Aradan 2 hafta geçtikten sonra, Hari’nin bağlantıda olduğu bu altı ajanın tamamı Almanlar tarafından yakalandı ve kurşuna dizildi. Bu olayın ardından ünlü dansçıya güvenilemeyeceği kanıtlanmış oldu. Hem Almanların hem de Fransızların güvenini kaybeden Hari, yeniden Fransa’ya döndü ancak Fransız cephesinde gerçekleşen tüm olumsuz olaylardan sorumlu tutulmaya başlandı. Tüm yenilgilerin suçu onun üzerine atılıyordu ancak yine de Fransa ve Hollanda hükümetlerinde tanıdığı nüfuz sahibi kişilerin yardımlarıyla hazırlanan tuzaklardan kurtulmayı başarıyordu. Hari o dönemde Fransız, İngiliz, Rus subay ve devlet adamlarından topladığı çok gizli askerî bilgileri, kızına yazılmış olarak görülen şifreli özel mektuplarla Paris’ten Almanlar’a ulaştırıyordu.

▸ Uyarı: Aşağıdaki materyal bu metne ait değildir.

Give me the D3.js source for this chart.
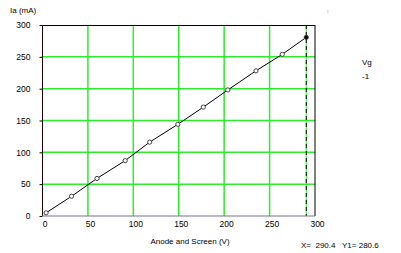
<!DOCTYPE html>
<meta charset="utf-8">
<style>
  body { margin: 0; background: #fff; }
  text { font-family: "Liberation Sans", Arial, sans-serif; font-size: 8px; fill: #000; }
</style>
<body>
<script src="https://d3js.org/d3.v7.min.js"></script>
<script>
  // data
  var anodeV = [4, 32, 60, 91, 118, 149, 177, 204, 235, 264, 290.4];
  var anodeI = [5, 31, 59, 87, 116, 144, 171, 198, 228, 254, 280.6];
  var xTicks = [0, 50, 100, 150, 200, 250, 300];
  var yTicks = [0, 50, 100, 150, 200, 250, 300];
  var cursorX = 290.4, cursorY = 280.6;
  var vgValue = "-1";

  var svg = d3.select("body").append("svg")
          .attr("width", 401)
          .attr("height", 253);

  var margin = {top: 25, right: 86, bottom: 37, left: 42.5},
          width = 401 - margin.left - margin.right,
          height = 253 - margin.top - margin.bottom,
          g = svg.append("g").attr("transform", "translate(" + margin.left + "," + margin.top + ")");

  var x = d3.scaleLinear().domain([0, 300]).range([0, width]);
  var y = d3.scaleLinear().domain([0, 300]).range([height, 0]);

  // green grid
  g.selectAll(".vgrid").data(xTicks.slice(1, -1)).enter().append("line")
          .attr("x1", function(d) { return x(d); }).attr("x2", function(d) { return x(d); })
          .attr("y1", 0).attr("y2", height)
          .style("stroke", "#2cec2c").style("stroke-width", 1.5);
  g.selectAll(".hgrid").data(yTicks.slice(1, -1)).enter().append("line")
          .attr("x1", 0).attr("x2", width)
          .attr("y1", function(d) { return y(d); }).attr("y2", function(d) { return y(d); })
          .style("stroke", "#2cec2c").style("stroke-width", 1.5);

  // cursor line
  g.append("line")
          .attr("x1", x(cursorX)).attr("x2", x(cursorX))
          .attr("y1", 0).attr("y2", height)
          .style("stroke", "#2cec2c").style("stroke-width", 1);
  g.append("line")
          .attr("x1", x(cursorX)).attr("x2", x(cursorX))
          .attr("y1", 0).attr("y2", height)
          .style("stroke", "#000").style("stroke-width", 1)
          .style("stroke-dasharray", "4,3");

  // frame
  g.append("line").attr("x1", 0).attr("x2", width).attr("y1", 0.5).attr("y2", 0.5).style("stroke", "#000");
  g.append("line").attr("x1", width).attr("x2", width).attr("y1", 0).attr("y2", height).style("stroke", "#000");

  // axes
  var yAxis = g.append("g")
          .call(d3.axisLeft(y).tickValues(yTicks).tickSize(3).tickPadding(9));
  yAxis.select(".domain").attr("d", "M0,0V" + height).style("stroke", "#200000");
  yAxis.selectAll("text").style("font-size", "8.5px").style("font-family", "Liberation Sans, Arial, sans-serif");

  var xAxis = g.append("g")
          .attr("transform", "translate(0," + height + ")")
          .call(d3.axisBottom(x).tickValues(xTicks).tickSize(0).tickPadding(5));
  xAxis.select(".domain").attr("d", "M0,0H" + width).style("stroke", "#7a7090");
  xAxis.selectAll("text").attr("dx", "2px").style("font-size", "8.5px").style("font-family", "Liberation Sans, Arial, sans-serif");

  // data line and markers
  var pts = anodeV.map(function(v, i) { return [v, anodeI[i]]; });
  var line = d3.line()
          .x(function(d) { return x(d[0]); })
          .y(function(d) { return y(d[1]); });
  g.append("path").datum(pts)
          .attr("d", line)
          .style("fill", "none").style("stroke", "#000").style("stroke-width", 1);

  g.selectAll(".pt").data(pts).enter().append("path")
          .attr("transform", function(d) { return "translate(" + x(d[0]) + "," + y(d[1]) + ")"; })
          .attr("d", d3.symbol().type(d3.symbolCircle).size(14))
          .style("fill", function(d, i) { return i === pts.length - 1 ? "#000" : "#fff"; })
          .style("stroke", "#444").style("stroke-width", 1);

  // labels
  svg.append("text").attr("x", 10).attr("y", 13).text("Ia (mA)");
  svg.append("text").attr("x", 190).attr("y", 244).attr("text-anchor", "middle").text("Anode and Screen (V)");
  svg.append("text").attr("x", 301).attr("y", 248).style("white-space", "pre")
          .text("X=  " + cursorX.toFixed(1) + "   Y1= " + cursorY.toFixed(1));
  svg.append("text").attr("x", 362).attr("y", 65).text("Vg");
  svg.append("text").attr("x", 362).attr("y", 79).text(vgValue);
  svg.append("text").attr("x", 327).attr("y", 14).style("font-size", "6px").style("fill", "#999").text("!");
</script>
</body>
</html>
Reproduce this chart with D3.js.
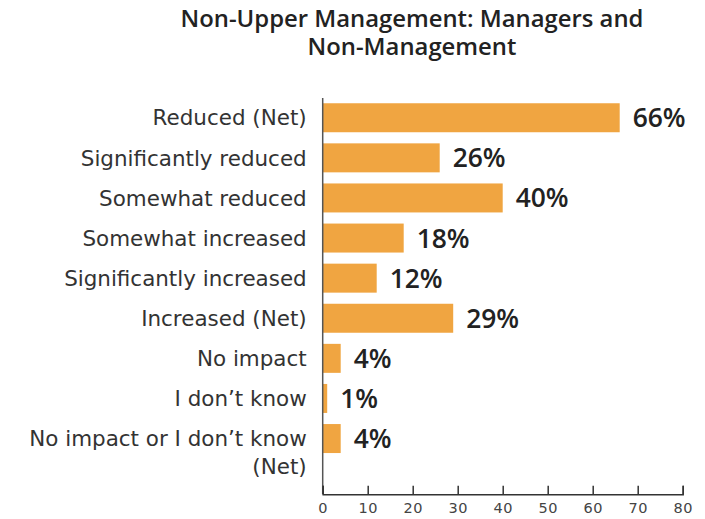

Yine de bu süreç çok uzun süremeyeceğe benziyordu ve ünlü dansçı Alman askerî ve denizcilik istihbarat başkanlarıyla toplantılara katıldığı Madrid‘den Paris’e döndükten hemen sonra, 13 Şubat 1917‘de tutuklandı. Yapılan araştırmalarda evinde bulunan ve Alman Gizli Servisi’nden aldığı doğrulanmasa da miktarı şüphe uyandıran 30.000 marklık senet başına bela açtı. Bu parayla ilgili olarak mahkemeye “Hediye aldım” açıklaması yapan Hari’nin savunması inandırıcı bulunmadı ve Fransızlar onu idama mahkum ettiler. İdama giderken soğukkanlı olduğu gözlenen Mata Hari’nin son sözlerinden biri de “Bu Fransızlar beni öldürmekle ne kazanacaklar, savaşı mı kazanacaklar?” cümlesidir. Ünlü dansçı ve ajan, 15 Ekim 1917‘de kurşuna dizilirken gözlerini bağlatmayarak bir cesaret ve soğukkanlılık örneği göstermişti. 15 askerin görevli olduğu idamda Hari’ye sadece bir asker ateş edebildi.